● **Work to complete**
Set down the data below without change, skipping the pictures it holds.

● **Information provided**
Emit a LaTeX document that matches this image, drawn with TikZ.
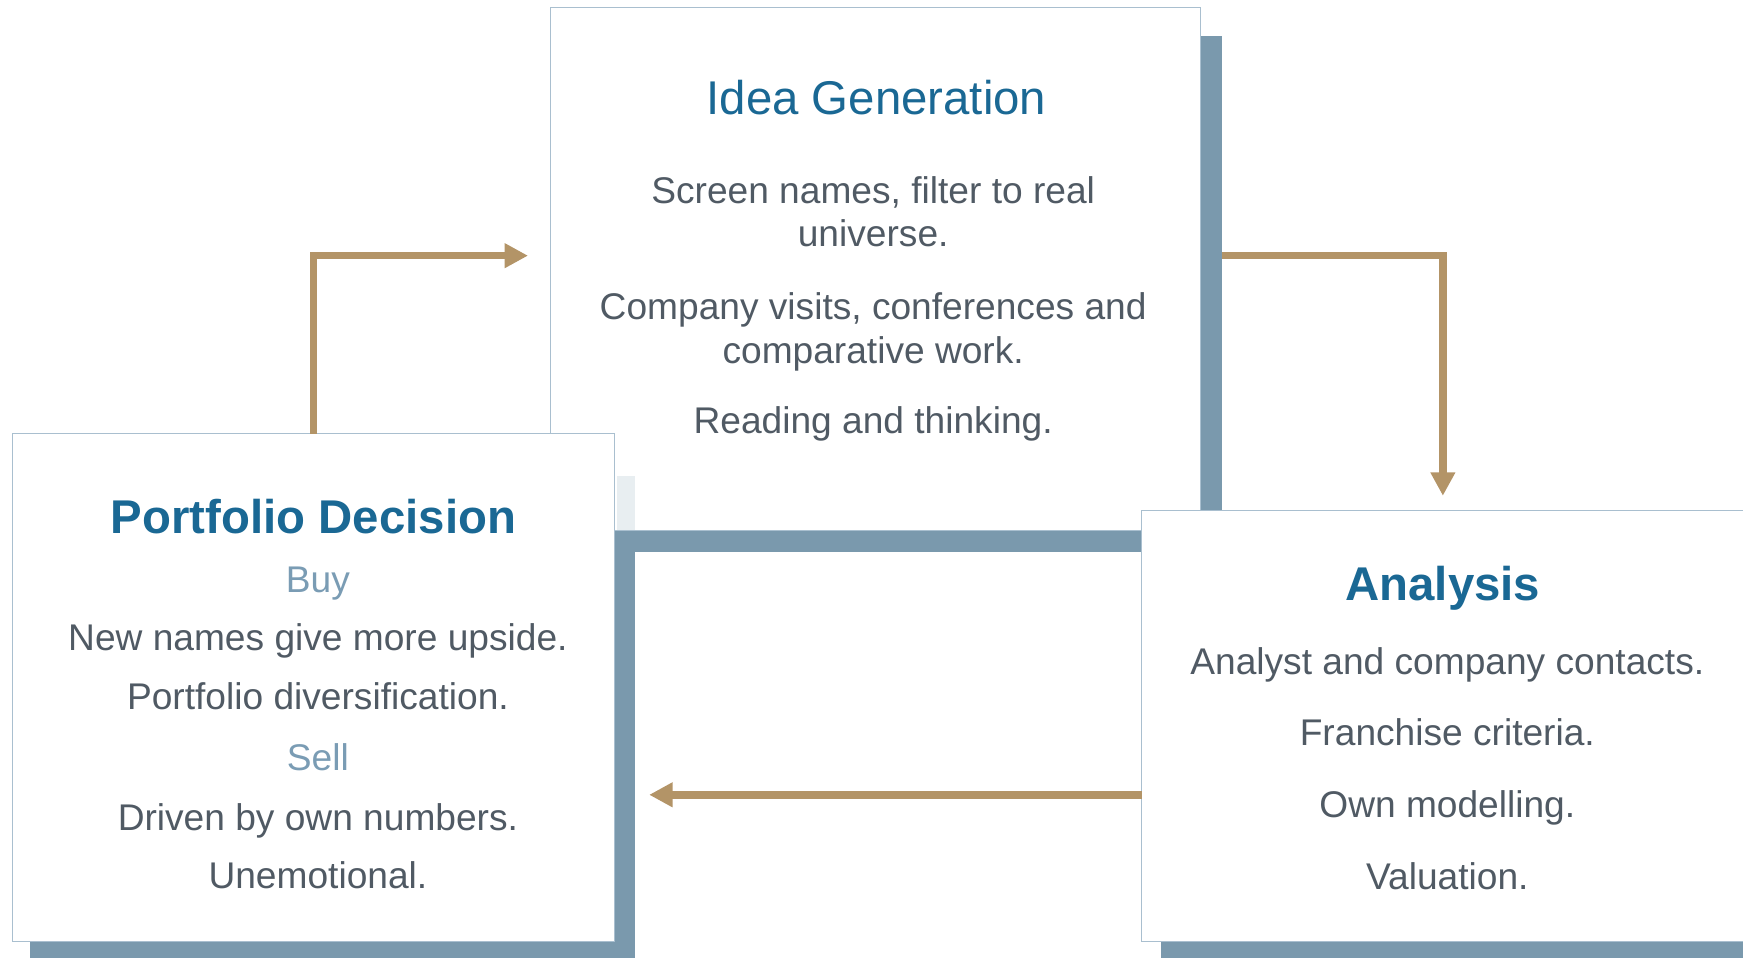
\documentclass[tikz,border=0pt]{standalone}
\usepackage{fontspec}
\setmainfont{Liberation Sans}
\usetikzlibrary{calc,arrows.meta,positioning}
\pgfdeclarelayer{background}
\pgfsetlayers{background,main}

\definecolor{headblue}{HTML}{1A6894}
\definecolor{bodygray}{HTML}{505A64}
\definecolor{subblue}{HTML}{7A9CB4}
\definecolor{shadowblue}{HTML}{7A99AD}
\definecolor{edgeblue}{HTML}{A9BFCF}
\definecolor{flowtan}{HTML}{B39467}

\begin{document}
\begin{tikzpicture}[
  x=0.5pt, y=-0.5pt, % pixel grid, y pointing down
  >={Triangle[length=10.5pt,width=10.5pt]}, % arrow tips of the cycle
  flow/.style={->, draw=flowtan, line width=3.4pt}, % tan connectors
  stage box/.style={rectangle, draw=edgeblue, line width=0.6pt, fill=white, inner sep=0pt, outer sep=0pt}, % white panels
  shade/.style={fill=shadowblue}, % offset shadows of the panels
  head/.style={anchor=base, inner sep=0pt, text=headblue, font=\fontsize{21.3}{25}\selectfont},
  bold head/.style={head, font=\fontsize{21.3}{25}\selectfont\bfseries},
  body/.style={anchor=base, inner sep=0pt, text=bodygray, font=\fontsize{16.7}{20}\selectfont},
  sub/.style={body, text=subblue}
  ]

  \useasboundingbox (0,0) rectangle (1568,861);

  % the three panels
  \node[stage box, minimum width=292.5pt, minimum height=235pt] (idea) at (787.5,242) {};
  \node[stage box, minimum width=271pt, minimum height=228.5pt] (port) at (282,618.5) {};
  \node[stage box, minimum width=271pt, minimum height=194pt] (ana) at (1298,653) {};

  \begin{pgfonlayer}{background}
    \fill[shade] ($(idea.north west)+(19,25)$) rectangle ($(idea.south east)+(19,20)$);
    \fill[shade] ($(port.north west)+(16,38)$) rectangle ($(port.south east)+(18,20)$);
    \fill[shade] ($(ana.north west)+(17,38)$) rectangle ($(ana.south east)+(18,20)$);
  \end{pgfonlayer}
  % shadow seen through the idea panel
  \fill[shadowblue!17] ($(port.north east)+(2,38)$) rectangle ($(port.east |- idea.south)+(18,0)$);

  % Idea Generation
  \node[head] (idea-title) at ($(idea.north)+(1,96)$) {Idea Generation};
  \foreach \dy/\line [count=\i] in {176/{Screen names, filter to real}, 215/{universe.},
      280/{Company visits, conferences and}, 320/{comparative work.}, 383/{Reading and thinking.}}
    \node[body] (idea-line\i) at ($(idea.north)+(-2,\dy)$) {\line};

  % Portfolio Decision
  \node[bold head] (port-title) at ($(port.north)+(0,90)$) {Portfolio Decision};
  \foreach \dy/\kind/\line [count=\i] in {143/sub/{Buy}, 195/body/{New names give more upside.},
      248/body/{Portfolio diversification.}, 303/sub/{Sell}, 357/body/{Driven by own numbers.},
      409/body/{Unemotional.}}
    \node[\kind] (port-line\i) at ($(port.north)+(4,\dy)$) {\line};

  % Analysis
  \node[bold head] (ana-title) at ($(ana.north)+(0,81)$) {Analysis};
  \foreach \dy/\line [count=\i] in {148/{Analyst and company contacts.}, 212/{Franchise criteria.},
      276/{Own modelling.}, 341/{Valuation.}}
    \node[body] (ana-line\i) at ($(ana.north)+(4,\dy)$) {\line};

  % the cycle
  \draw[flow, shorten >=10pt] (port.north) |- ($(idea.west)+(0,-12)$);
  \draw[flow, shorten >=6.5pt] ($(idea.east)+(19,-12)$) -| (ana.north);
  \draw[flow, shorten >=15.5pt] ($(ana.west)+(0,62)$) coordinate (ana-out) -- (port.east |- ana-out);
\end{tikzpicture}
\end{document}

● **Task output**
Emit a LaTeX document that matches this image, drawn with TikZ.
\documentclass[tikz,border=0pt]{standalone}
\usepackage{fontspec}
\setmainfont{Liberation Sans}
\usetikzlibrary{calc,arrows.meta,positioning}
\pgfdeclarelayer{background}
\pgfsetlayers{background,main}

\definecolor{headblue}{HTML}{1A6894}
\definecolor{bodygray}{HTML}{505A64}
\definecolor{subblue}{HTML}{7A9CB4}
\definecolor{shadowblue}{HTML}{7A99AD}
\definecolor{edgeblue}{HTML}{A9BFCF}
\definecolor{flowtan}{HTML}{B39467}

\begin{document}
\begin{tikzpicture}[
  x=0.5pt, y=-0.5pt, % pixel grid, y pointing down
  >={Triangle[length=10.5pt,width=10.5pt]}, % arrow tips of the cycle
  flow/.style={->, draw=flowtan, line width=3.4pt}, % tan connectors
  stage box/.style={rectangle, draw=edgeblue, line width=0.6pt, fill=white, inner sep=0pt, outer sep=0pt}, % white panels
  shade/.style={fill=shadowblue}, % offset shadows of the panels
  head/.style={anchor=base, inner sep=0pt, text=headblue, font=\fontsize{21.3}{25}\selectfont},
  bold head/.style={head, font=\fontsize{21.3}{25}\selectfont\bfseries},
  body/.style={anchor=base, inner sep=0pt, text=bodygray, font=\fontsize{16.7}{20}\selectfont},
  sub/.style={body, text=subblue}
  ]

  \useasboundingbox (0,0) rectangle (1568,861);

  % the three panels
  \node[stage box, minimum width=292.5pt, minimum height=235pt] (idea) at (787.5,242) {};
  \node[stage box, minimum width=271pt, minimum height=228.5pt] (port) at (282,618.5) {};
  \node[stage box, minimum width=271pt, minimum height=194pt] (ana) at (1298,653) {};

  \begin{pgfonlayer}{background}
    \fill[shade] ($(idea.north west)+(19,25)$) rectangle ($(idea.south east)+(19,20)$);
    \fill[shade] ($(port.north west)+(16,38)$) rectangle ($(port.south east)+(18,20)$);
    \fill[shade] ($(ana.north west)+(17,38)$) rectangle ($(ana.south east)+(18,20)$);
  \end{pgfonlayer}
  % shadow seen through the idea panel
  \fill[shadowblue!17] ($(port.north east)+(2,38)$) rectangle ($(port.east |- idea.south)+(18,0)$);

  % Idea Generation
  \node[head] (idea-title) at ($(idea.north)+(1,96)$) {Idea Generation};
  \foreach \dy/\line [count=\i] in {176/{Screen names, filter to real}, 215/{universe.},
      280/{Company visits, conferences and}, 320/{comparative work.}, 383/{Reading and thinking.}}
    \node[body] (idea-line\i) at ($(idea.north)+(-2,\dy)$) {\line};

  % Portfolio Decision
  \node[bold head] (port-title) at ($(port.north)+(0,90)$) {Portfolio Decision};
  \foreach \dy/\kind/\line [count=\i] in {143/sub/{Buy}, 195/body/{New names give more upside.},
      248/body/{Portfolio diversification.}, 303/sub/{Sell}, 357/body/{Driven by own numbers.},
      409/body/{Unemotional.}}
    \node[\kind] (port-line\i) at ($(port.north)+(4,\dy)$) {\line};

  % Analysis
  \node[bold head] (ana-title) at ($(ana.north)+(0,81)$) {Analysis};
  \foreach \dy/\line [count=\i] in {148/{Analyst and company contacts.}, 212/{Franchise criteria.},
      276/{Own modelling.}, 341/{Valuation.}}
    \node[body] (ana-line\i) at ($(ana.north)+(4,\dy)$) {\line};

  % the cycle
  \draw[flow, shorten >=10pt] (port.north) |- ($(idea.west)+(0,-12)$);
  \draw[flow, shorten >=6.5pt] ($(idea.east)+(19,-12)$) -| (ana.north);
  \draw[flow, shorten >=15.5pt] ($(ana.west)+(0,62)$) coordinate (ana-out) -- (port.east |- ana-out);
\end{tikzpicture}
\end{document}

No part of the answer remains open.